There is one thing I have excelled at all my life: sleeping.

But as much as I love to sleep, I have always loved to stay up late even more. When I was little I’d stay up so I could watch Perry Mason with my dad. Now that I’m older I find myself doing it to read my favorite online magazine or text my boyfriend. I hate the thought of missing out on something fun.

Most of the time when the lamp goes off, I remember to thank God for the day and ask Him to watch over me as I sleep, but sleep comes quickly when I pray into my pillow. When my alarm rings the next morning I usually regret staying up. In the moment though, nothing seems more important to me than a text or a great top ten list.

Sacrificial prayer shows that we value our relationship with God over our own comfort.

I am much more apt to skip sleep for entertainment, attention, or obligations like studying.
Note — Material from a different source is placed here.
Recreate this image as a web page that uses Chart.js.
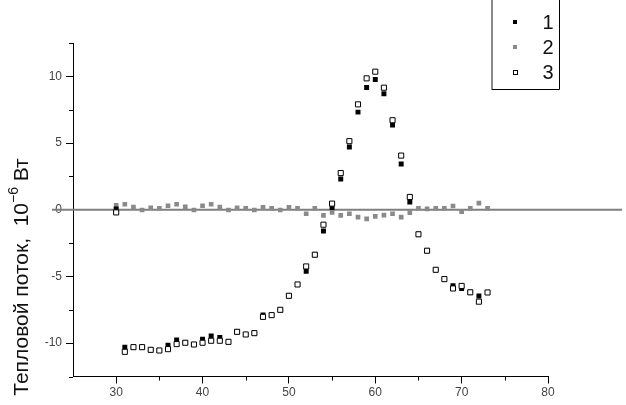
<!DOCTYPE html>
<html><head><meta charset="utf-8">
<script src="https://cdn.jsdelivr.net/npm/chart.js@4/dist/chart.umd.min.js"></script>
<style>html,body{margin:0;padding:0;background:#fff;overflow:hidden}</style>
</head><body>
<canvas id="c" width="626" height="405"></canvas>
<script>
const xValues = [30,31,32,33,34,35,36,37,38,39,40,41,42,43,44,45,46,47,48,49,50,51,52,53,54,55,56,57,58,59,60,61,62,63,64,65,66,67,68,69,70,71,72,73];
const series1 = [0.05,-10.3,-10.3,-10.3,-10.5,-10.55,-10.15,-9.77,-9.95,-10.1,-9.7,-9.47,-9.57,-9.9,-9.15,-9.35,-9.25,-7.88,-7.9,-7.5,-6.45,-5.6,-4.62,-3.37,-1.6,0.17,2.3,4.71,7.32,9.17,9.77,8.7,6.36,3.43,0.58,-1.84,-3.07,-4.5,-5.2,-5.7,-5.91,-6.19,-6.47,-6.2];
const series2 = [0.34,0.41,0.2,-0.02,0.15,0.11,0.3,0.41,0.22,-0.02,0.3,0.41,0.2,-0.02,0.15,0.11,-0.02,0.18,0.11,-0.02,0.18,0.11,-0.3,0.11,-0.42,-0.2,-0.42,-0.3,-0.55,-0.68,-0.5,-0.4,-0.3,-0.55,-0.22,0.11,0.06,0.11,0.11,0.28,-0.15,0.1,0.5,0.11];
const series3 = [-0.2,-10.65,-10.3,-10.3,-10.5,-10.55,-10.45,-10.07,-9.97,-10.1,-9.97,-9.82,-9.82,-9.9,-9.15,-9.35,-9.25,-8.03,-7.9,-7.5,-6.45,-5.6,-4.25,-3.37,-1.12,0.46,2.75,5.14,7.9,9.85,10.35,9.15,6.71,4.06,0.96,-1.84,-3.07,-4.5,-5.2,-5.9,-5.71,-6.19,-6.89,-6.2];
const seriesNames = ['1','2','3'];
const xTickValues = [30,40,50,60,70,80];
const xMinorTicks = [35,45,55,65,75];
const yTickValues = [-10,-5,0,5,10];
const yMinorTicks = [-12.5,-7.5,-2.5,2.5,7.5,12.5];
const yTitleMain = 'Тепловой поток,  10';
const yTitleSup = '−6';
const yTitleEnd = ' Вт';

const FONT = 'Liberation Sans, Arial, sans-serif';
const toPts = arr => xValues.map((x,i)=>({x, y: arr[i]}));

const decor = {
  id:'decor',
  beforeDatasetsDraw(chart){
    const {ctx, scales:{x,y}} = chart;
    const y0 = y.getPixelForValue(0);
    ctx.save();
    ctx.strokeStyle = '#7f7f7f';
    ctx.lineWidth = 2;
    ctx.beginPath();
    ctx.moveTo(52, y0); ctx.lineTo(622, y0);
    ctx.stroke();
    ctx.restore();
  },
  afterDraw(chart){
    const {ctx, scales:{x,y}, chartArea:a} = chart;
    ctx.save();
    ctx.strokeStyle = '#000';
    ctx.lineWidth = 1;
    ctx.beginPath();
    xMinorTicks.forEach(v=>{const px=Math.round(x.getPixelForValue(v))+0.5; ctx.moveTo(px,a.bottom); ctx.lineTo(px,a.bottom+4);});
    yMinorTicks.forEach(v=>{const py=Math.round(y.getPixelForValue(v))+0.5; ctx.moveTo(a.left,py); ctx.lineTo(a.left-4,py);});
    ctx.stroke();

    // y title
    ctx.translate(22, 277);
    ctx.rotate(-Math.PI/2);
    ctx.fillStyle = '#111';
    ctx.textBaseline = 'middle';
    ctx.textAlign = 'left';
    const big = '21px ' + FONT, small = '14px ' + FONT;
    ctx.font = big; const w1 = ctx.measureText(yTitleMain).width; const w3 = ctx.measureText(yTitleEnd).width;
    ctx.font = small; const w2 = ctx.measureText(yTitleSup).width;
    let sx = -(w1+w2+w3)/2;
    ctx.font = big; ctx.fillText(yTitleMain, sx, 0); sx += w1;
    ctx.font = small; ctx.fillText(yTitleSup, sx, -8); sx += w2;
    ctx.font = big; ctx.fillText(yTitleEnd, sx, 0);
    ctx.restore();

    // legend
    ctx.save();
    ctx.strokeStyle = '#888'; ctx.lineWidth = 2;
    ctx.beginPath(); ctx.moveTo(492, 0); ctx.lineTo(492, 90); ctx.stroke();
    ctx.strokeStyle = '#000'; ctx.lineWidth = 1;
    ctx.beginPath(); ctx.moveTo(559.5, 0); ctx.lineTo(559.5, 89.5); ctx.lineTo(492, 89.5); ctx.stroke();
    const rows = [22, 47, 72];
    ctx.font = '20px ' + FONT; ctx.fillStyle = '#111'; ctx.textAlign='center'; ctx.textBaseline='middle';
    seriesNames.forEach((n,i)=>{
      const ry = rows[i];
      if(i===0){ctx.fillStyle='#000'; ctx.fillRect(513,ry-2,4,4);}
      if(i===1){ctx.fillStyle='#8a8a8a'; ctx.fillRect(513,ry-2,4,4);}
      if(i===2){ctx.strokeStyle='#000'; ctx.lineWidth=1; ctx.fillStyle='#fff'; ctx.fillRect(513,ry-2,4,4); ctx.strokeRect(513.5,ry-1.5,4,4);}
      ctx.fillStyle='#111';
      ctx.fillText(n, 548, ry+1);
    });
    ctx.restore();
  }
};

const tickFont = {family: FONT, size: 12};
new Chart(document.getElementById('c'), {
  type:'scatter',
  data:{datasets:[
    {label:seriesNames[0], data:toPts(series1), pointStyle:'rect', radius:3.5, backgroundColor:'#000', borderColor:'#000', borderWidth:0, order:1},
    {label:seriesNames[1], data:toPts(series2), pointStyle:'rect', radius:3.3, backgroundColor:'#8a8a8a', borderColor:'#8a8a8a', borderWidth:0, order:2},
    {label:seriesNames[2], data:toPts(series3), pointStyle:'rect', radius:3.6, backgroundColor:'#fff', borderColor:'#000', borderWidth:1, order:0}
  ]},
  options:{
    responsive:false, animation:false, devicePixelRatio:1,
    layout:{padding:{top:43, right:78, left:0, bottom:0}},
    plugins:{legend:{display:false}, tooltip:{enabled:false}},
    scales:{
      x:{type:'linear', min:25, max:80,
        afterBuildTicks:s=>{s.ticks = xTickValues.map(v=>({value:v}));},
        afterFit:s=>{s.height = 28.5;},
        ticks:{color:'#444', font:tickFont, autoSkip:false, maxRotation:0, padding:2},
        grid:{display:true, drawOnChartArea:false, drawTicks:true, tickLength:7, color:'#000', tickColor:'#000'},
        border:{display:true, color:'#000', width:1}},
      y:{type:'linear', min:-12.5, max:12.5,
        afterBuildTicks:s=>{s.ticks = yTickValues.map(v=>({value:v}));},
        afterFit:s=>{s.width = 73;},
        ticks:{color:'#444', font:tickFont, autoSkip:false, padding:4},
        grid:{display:true, drawOnChartArea:false, drawTicks:true, tickLength:7, color:'#000', tickColor:'#000'},
        border:{display:true, color:'#000', width:1}}
    }
  },
  plugins:[decor]
});
</script>
</body></html>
None of those things are bad, but when I think about it, I rarely make the same sacrifice for God.

When I read the story of Jesus’ agony in the garden (Mt. 26:36-46) the night before He was put to death, I often find myself judging his closest friends: “What the heck?! None of these guys would stay awake to pray with JESUS?!” Then I am promptly humbled by the little voice inside my head that says: “Well, you stay up to read comics! When was the last time YOU stayed awake to pray with Jesus?!”

This idea of “vigil” or watchful, middle-of-the-night prayer is an ancient Christian tradition that makes a bold statement. It is a sacrifice that says: “God, You are more important even than my rest,” and it is a prayer of trust: “God, I know You will be my strength.”

When we sacrifice things we love to make time for God, He notices. In fact, my experience has been that when I give something to God, I notice His blessings even more. When I do stay up an hour later to have some quiet time with the Lord, I often feel even more rested – spiritually and physically – when morning comes.

Could there be room for this practice in your life?